As the Dow Jones Industrial Index plowed under 9,000 points yesterday, most investors were able to head into the last phase of their grief. It’s that last stage – one step past tilt – that poker players know so well. And it’s definitely not acceptance. It’s hard to actually find a word for it, but its akin to mental shock. It is marked by disassociation and the inability to react normally to stimuli – this is understandable as stimuli is no longer deemed to be normal. And strangely enough, the stage is also punctuated by very dark humor.

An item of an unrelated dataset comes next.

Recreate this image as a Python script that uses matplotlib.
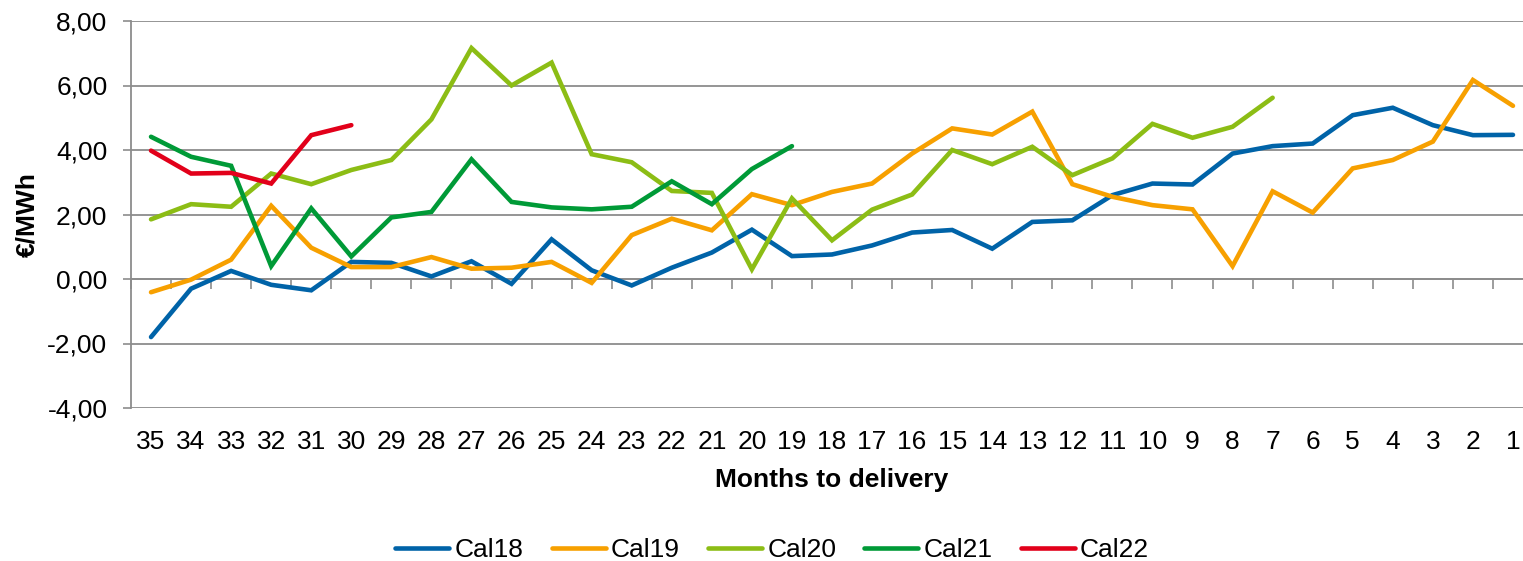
import numpy as np
import matplotlib.pyplot as plt

plt.rcParams['font.family'] = ['Liberation Sans', 'DejaVu Sans']

months = [str(m) for m in range(35, 0, -1)]

cal18 = [-1.80, -0.30, 0.25, -0.18, -0.35, 0.53, 0.50, 0.08, 0.55, -0.15,
         1.23, 0.27, -0.20, 0.35, 0.82, 1.53, 0.71, 0.76, 1.04, 1.44,
         1.52, 0.94, 1.77, 1.82, 2.60, 2.96, 2.93, 3.89, 4.12, 4.20,
         5.08, 5.31, 4.77, 4.46, 4.47]
cal19 = [-0.41, -0.02, 0.60, 2.27, 0.97, 0.37, 0.37, 0.68, 0.32, 0.35,
         0.53, -0.12, 1.36, 1.87, 1.51, 2.63, 2.29, 2.70, 2.96, 3.89,
         4.67, 4.48, 5.19, 2.94, 2.55, 2.29, 2.16, 0.40, 2.72, 2.06,
         3.43, 3.69, 4.26, 6.17, 5.37]
cal20 = [1.85, 2.32, 2.24, 3.27, 2.94, 3.38, 3.69, 4.95, 7.16, 6.00,
         6.71, 3.87, 3.62, 2.73, 2.67, 0.30, 2.50, 1.20, 2.15, 2.62,
         4.00, 3.56, 4.10, 3.22, 3.74, 4.81, 4.38, 4.72, 5.62]
cal21 = [4.41, 3.79, 3.51, 0.40, 2.19, 0.70, 1.91, 2.08, 3.71, 2.39,
         2.22, 2.16, 2.24, 3.03, 2.32, 3.41, 4.12]
cal22 = [3.98, 3.27, 3.29, 2.96, 4.46, 4.77]

series = [('Cal18', cal18, '#0063a8'), ('Cal19', cal19, '#f7a000'),
          ('Cal20', cal20, '#8cbd15'), ('Cal21', cal21, '#009a37'),
          ('Cal22', cal22, '#e2001a')]

grid_c = '#8c8c8c'
fs = 19

fig = plt.figure(figsize=(15.23, 5.61), dpi=100)
ax = fig.add_axes([131/1523, 153/561, 1402/1523, 387/561])

for name, vals, col in series:
    ax.plot(np.arange(len(vals)), vals, color=col, lw=3.3, label=name,
            solid_capstyle='round', solid_joinstyle='miter')

ax.set_xlim(-0.5, 34.5)
ax.set_ylim(-4, 8)
ax.set_yticks(np.arange(-4, 9, 2))
ax.set_yticklabels([f'{v:.2f}'.replace('.', ',') for v in np.arange(-4, 9, 2)])
ax.set_xticks(np.arange(35))
ax.set_xticklabels(months)
ax.tick_params(axis='x', length=0, pad=16, labelsize=fs)
ax.tick_params(axis='y', length=6, width=1.2, color=grid_c, pad=11, labelsize=fs)
ax.grid(axis='y', color=grid_c, lw=1.3)
ax.set_axisbelow(True)
for s in ['top', 'right', 'bottom']:
    ax.spines[s].set_visible(False)
ax.spines['left'].set_color(grid_c)
ax.spines['left'].set_linewidth(1.3)

# axis line at zero with category boundary ticks
sec = ax.secondary_xaxis(1/3)
sec.set_xticks(np.arange(-0.5, 35, 1))
sec.set_xticklabels([])
sec.tick_params(length=7, width=1.2, color=grid_c, direction='out')
sec.spines['bottom'].set_color(grid_c)
sec.spines['bottom'].set_linewidth(1.3)

ax.set_xlabel('Months to delivery', fontsize=fs, fontweight='bold')
ax.xaxis.label.set_va('center')
ax.xaxis.set_label_coords(0.5, -0.186)
ax.set_ylabel('€/MWh', fontsize=fs, fontweight='bold')
ax.yaxis.label.set_va('center')
ax.yaxis.set_label_coords(-0.074, 0.5)

fig.legend(loc='center', bbox_to_anchor=(0.507, 0.019), ncol=5, frameon=False,
           fontsize=fs, handlelength=2.05, handletextpad=0.2, columnspacing=1.06)

fig.savefig('out.png', dpi=100)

As I sit here this morning, watching the markets tank across the globe, I know that gallows humor awaits me at the office.

Photo credits:
1) AP, Richard Drew – the NYSE board showing the DJI close
2) Reuters, Mike Seeger – trader outside the NYSE
3) AP, Dita Alankara – trader at the Indonesian Stock Exchange after trade was suspended


  1. Posted November 2, 2008 at 7:34 am | Permalink

    Very much enjoyed your last few posts. I’m forwarding this to my son, who’s been a stockbroker for 20 years and my brother, also a licensed broker.I knew you when you were OilDoe and i was DrawingDead at Poker School years ago.

  2. Posted November 13, 2008 at 10:19 am | Permalink

    Riding out a bear market and knowing(trusting) it will eventuality recover is exactly like riding out a downswing in poker and knowing(trusting) you will get through it if you play long enough. That is until you lose all your money and you figure out it is either the end of the financial world as we know them or you are a losing poker player.